– CANNES 2026: Javier Ambrossi and Javier Calvo’s pic intertwines three timelines to explore how desire survives history’s attempts to erase it
Milo Quifes in The Black Ball
In their first competition outing at Cannes, directorial duo Javier Ambrossi and Javier Calvo – collectively known as Los Javis – deliver a sprawling, emotionally ambitious work that attempts to bridge personal identity, historical trauma and inherited silence across nearly a century of Spanish history. Adapted from Federico García Lorca’s unfinished text of the same name and drawing inspiration from Alberto Conejero’s play La piedra oscura, The Black Ball ultimately proves rewarding and often moving, even if it occasionally struggles under the weight of its own scale.
Set across three timelines – Republican Spain in 1932, the Civil War in 1937 and contemporary Spain in 2017 – the film follows a constellation of interconnected lives whose emotional and political echoes gradually reveal themselves. Rather than relying on straightforward chronology, Los Javis embrace fragmentation and delayed revelation, constructing a narrative puzzle that steadily gains emotional force until a late twist recontextualises much of what preceded it.

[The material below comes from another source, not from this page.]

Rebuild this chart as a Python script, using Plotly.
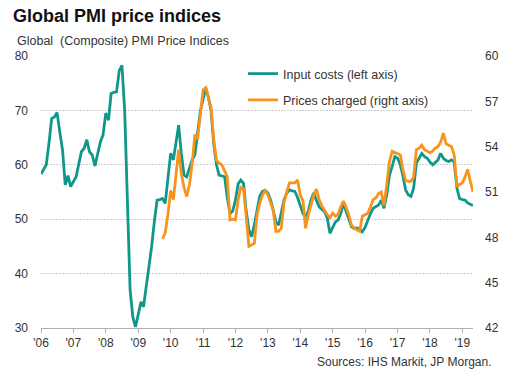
import pandas as pd
import plotly.graph_objects as go

# Monthly data, Jan 2006 - May 2019
input_costs = [
    58.3, 59.3, 60.0, 64.0, 68.5, 68.8, 69.6, 66.0, 62.7, 56.3, 58.0, 56.0,   # 2006
    57.0, 57.8, 60.0, 62.4, 63.0, 64.6, 62.4, 61.8, 59.8, 62.0, 64.2, 65.5,   # 2007
    69.5, 68.2, 73.1, 73.3, 73.4, 77.3, 78.3, 70.0, 52.0, 37.0, 32.0, 30.2,   # 2008
    32.5, 34.8, 33.9, 37.5, 41.0, 45.0, 49.5, 53.5, 53.6, 53.8, 52.9, 57.2,   # 2009
    62.1, 60.9, 64.0, 67.3, 62.1, 58.1, 57.8, 59.5, 60.9, 61.8, 65.8, 69.8,   # 2010
    72.0, 74.1, 72.5, 70.0, 64.0, 60.0, 58.1, 58.0, 57.8, 54.0, 51.0, 51.5,   # 2011
    53.5, 56.5, 57.2, 56.6, 51.5, 48.0, 46.8, 49.0, 52.0, 54.2, 55.1, 55.3,   # 2012
    54.8, 53.5, 51.7, 49.5, 48.9, 51.1, 53.5, 54.8, 55.4, 55.2, 55.1, 54.0,   # 2013
    52.5, 51.0, 50.5, 51.5, 53.5, 54.8, 53.5, 52.3, 51.8, 51.4, 50.2, 47.4,   # 2014
    48.5, 49.5, 49.8, 51.0, 52.9, 51.5, 50.0, 48.6, 48.3, 48.4, 48.2, 47.7,   # 2015
    48.5, 49.9, 51.0, 52.0, 52.3, 52.6, 53.5, 52.0, 54.5, 58.0, 59.7, 61.5,   # 2016
    61.2, 60.0, 58.1, 55.4, 54.5, 54.2, 55.7, 60.3, 61.2, 62.1, 61.5, 61.2,   # 2017
    60.5, 60.0, 60.4, 60.9, 62.1, 61.2, 60.8, 60.6, 60.9, 60.5, 55.7, 53.8,   # 2018
    53.6, 53.5, 53.0, 52.8, 52.5,                                             # 2019
]

# Oct 2009 - May 2019
prices_charged = [
    47.9, 48.3, 49.5,                                                         # 2009
    51.1, 50.5, 52.2, 53.8, 52.2, 51.3, 50.7, 51.5, 52.9, 54.8, 54.5, 56.2,   # 2010
    57.75, 57.9, 57.3, 56.6, 54.5, 53.1, 52.9, 52.8, 52.4, 52.0, 49.15, 49.2, # 2011
    49.15, 50.5, 51.3, 51.2, 49.4, 47.4, 47.5, 47.6, 49.5, 50.25, 50.8, 51.1, # 2012
    50.8, 50.3, 49.8, 48.4, 48.4, 48.6, 50.3, 51.0, 51.6, 51.6, 51.6, 51.8,   # 2013
    50.8, 50.4, 48.6, 49.5, 50.1, 50.8, 51.2, 50.5, 50.1, 49.8, 49.5, 49.3,   # 2014
    49.6, 49.4, 49.5, 50.0, 50.4, 50.0, 49.5, 48.8, 48.6, 48.5, 48.4, 49.4,   # 2015
    49.5, 49.6, 50.0, 50.5, 50.6, 50.9, 51.0, 50.1, 51.5, 53.0, 53.7, 53.6,   # 2016
    53.5, 53.45, 52.5, 51.8, 51.7, 51.7, 52.0, 53.8, 53.9, 54.1, 53.8, 53.7,  # 2017
    53.6, 53.7, 53.9, 54.0, 54.3, 54.9, 54.2, 54.1, 54.0, 53.45, 51.35, 51.5, # 2018
    51.6, 52.0, 52.5, 51.7, 51.0,                                             # 2019
]

dates_input = pd.date_range("2006-01-01", periods=len(input_costs), freq="MS")
dates_prices = pd.date_range("2009-10-01", periods=len(prices_charged), freq="MS")

year_ticks = pd.date_range("2006-01-01", "2019-01-01", freq="YS")
year_labels = ["'06", "'07", "'08", "'09", "'10", "'11", "'12", "'13",
               "'14", "'15", "'16", "'17", "'18", "'19"]

left_ticks = [30, 40, 50, 60, 70, 80]
right_ticks = [42, 45, 48, 51, 54, 57, 60]

TEAL = "#11978a"
ORANGE = "#f7941e"
FONT = "Liberation Sans, Arial, sans-serif"

W, H = 517, 387
L, R, T, B = 41, 44, 56, 59
PW, PH = W - L - R, H - T - B

def px(x):
    return (x - L) / PW

def py(y):
    return (H - B - y) / PH

fig = go.Figure()
fig.add_trace(go.Scatter(
    x=dates_input, y=input_costs, name="Input costs (left axis)",
    mode="lines", line=dict(color=TEAL, width=2.8), legendgroup="a",
))
fig.add_trace(go.Scatter(
    x=dates_prices, y=prices_charged, name="Prices charged (right axis)",
    mode="lines", line=dict(color=ORANGE, width=2.8), yaxis="y2", legendgroup="b",
))

fig.update_layout(
    width=W, height=H,
    margin=dict(l=L, r=R, t=T, b=B, pad=0),
    paper_bgcolor="white", plot_bgcolor="white",
    font=dict(family=FONT, size=12, color="#333333"),
    showlegend=True,
    legend=dict(
        x=px(243), y=py(59), xanchor="left", yanchor="top",
        bgcolor="rgba(0,0,0,0)", font=dict(size=12.5, color="#333333"),
        tracegroupgap=7, itemwidth=30,
    ),
    xaxis=dict(
        type="date",
        range=["2006-01-01", "2019-05-01"],
        tickvals=year_ticks, ticktext=year_labels,
        showgrid=False, zeroline=False,
        showline=True, linecolor="#b0b0b0", linewidth=1,
        ticks="outside", ticklen=4, tickcolor="#b0b0b0",
        tickfont=dict(size=12, color="#333333"),
    ),
    yaxis=dict(
        range=[30, 80], tickvals=left_ticks,
        showgrid=True, gridcolor="#cfcfcf", gridwidth=1, griddash="2px,1px",
        zeroline=False, showline=False, ticks="",
        ticklabelstandoff=12,
        tickfont=dict(size=12, color="#333333"),
    ),
    yaxis2=dict(
        range=[42, 60], tickvals=right_ticks,
        overlaying="y", side="right",
        showgrid=False, zeroline=False, showline=False, ticks="",
        ticklabelstandoff=11,
        tickfont=dict(size=12, color="#333333"),
    ),
    annotations=[
        dict(text="<b>Global PMI price indices</b>", xref="paper", yref="paper",
             x=px(11), y=py(16), xanchor="left", yanchor="middle", showarrow=False,
             font=dict(size=18, color="#111111", family=FONT)),
        dict(text="Global  (Composite) PMI Price Indices", xref="paper", yref="paper",
             x=px(15), y=py(41), xanchor="left", yanchor="middle", showarrow=False,
             font=dict(size=12.5, color="#333333", family=FONT)),
        dict(text="Sources: IHS Markit, JP Morgan.", xref="paper", yref="paper",
             x=px(494), y=py(362), xanchor="right", yanchor="middle", showarrow=False,
             font=dict(size=12, color="#333333", family=FONT)),
    ],
)

fig.write_html(
    "out.html",
    config={"displayModeBar": False},
    post_script="document.body.style.margin='0';document.body.style.overflow='hidden';",
)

The screenplay’s most notable achievement lies precisely in how elegantly these temporal jumps are handled. Editing becomes one of the film’s strongest assets: transitions between eras are consistently clear, fluid and inventive, allowing the audience to navigate shifting emotional registers without losing momentum. What could have become an overcomplicated exercise instead unfolds with surprising ease.
Visually, The Black Ball embraces a luminous palette. Bright colours dominate both the contemporary and the period segments, and the directors resist the temptation to render historical suffering exclusively through muted tones. Only one brief section adopts black-and-white cinematography, standing apart as a visual interruption that underlines memory and absence, rather than nostalgia.
Raül Refree’s score initially feels close to overwhelming, pushing emotional cues with unusual insistence. Yet as the film unfolds, the music reveals itself to be more carefully calibrated than first impressions suggest, becoming increasingly attuned to the atmosphere of individual scenes and helping guide the gradual movement from melodrama towards something more poetic and contemplative.
Performance-wise, the ensemble is uniformly strong. Guitarricadelafuente gives Sebastián (a soldier in the 1937 timeline) a compelling combination of restraint and vulnerability, portraying a man divided between duty and the painful discovery of his own identity. Carlos González’s Alberto (a scholar in the 2017 timeline) becomes the emotional anchor of the contemporary strand: determined, controlled and quietly courageous as he uncovers uncomfortable truths about his family while navigating an increasingly difficult relationship with his mother, played with characteristic complexity by Lola Dueñas. Meanwhile, Miguel Bernardeau’s Rafael (Sebastián’s prisoner) injects the film with tenderness and conviction, embodying someone who continues to believe in love despite everything history places in his path. Finally, Milo Quifes‘s Carlos (the lead of the 1932 timeline) is imbued with the right dose of fear and sensitivity.
While Penélope Cruz doesn’t leave a memorable impression in her limited screen time, Glenn Close arguably steals her scenes as a professor of Spanish Literature, bringing sparks of warmth and understated wit.
If there is a recurring issue, it is duration. At 157 minutes, The Black Ball occasionally overstays its welcome. Certain sequences feel more illustrative than dramatically necessary and could have been tightened without sacrificing thematic depth. The lack of polish is visible not in the film’s ideas, but in its willingness to linger.
Yet this work’s emotional and political resonance remains difficult to dismiss. Without becoming didactic, Los Javis suggest that rights and freedoms cannot be treated as permanently secured, and that countless stories of love risk remaining buried, rather than being allowed to flourish. In an era marked by the visible rise of reactionary politics across Europe, The Black Ball finds contemporary relevance without forcing parallels.
The Black Ball is a Spanish-French co-production staged by Movistar Plus+, Suma Content, El Deseo, Le Pacte and Atresmedia Cine y Televisión. Goodfellas is in charge of its world sales.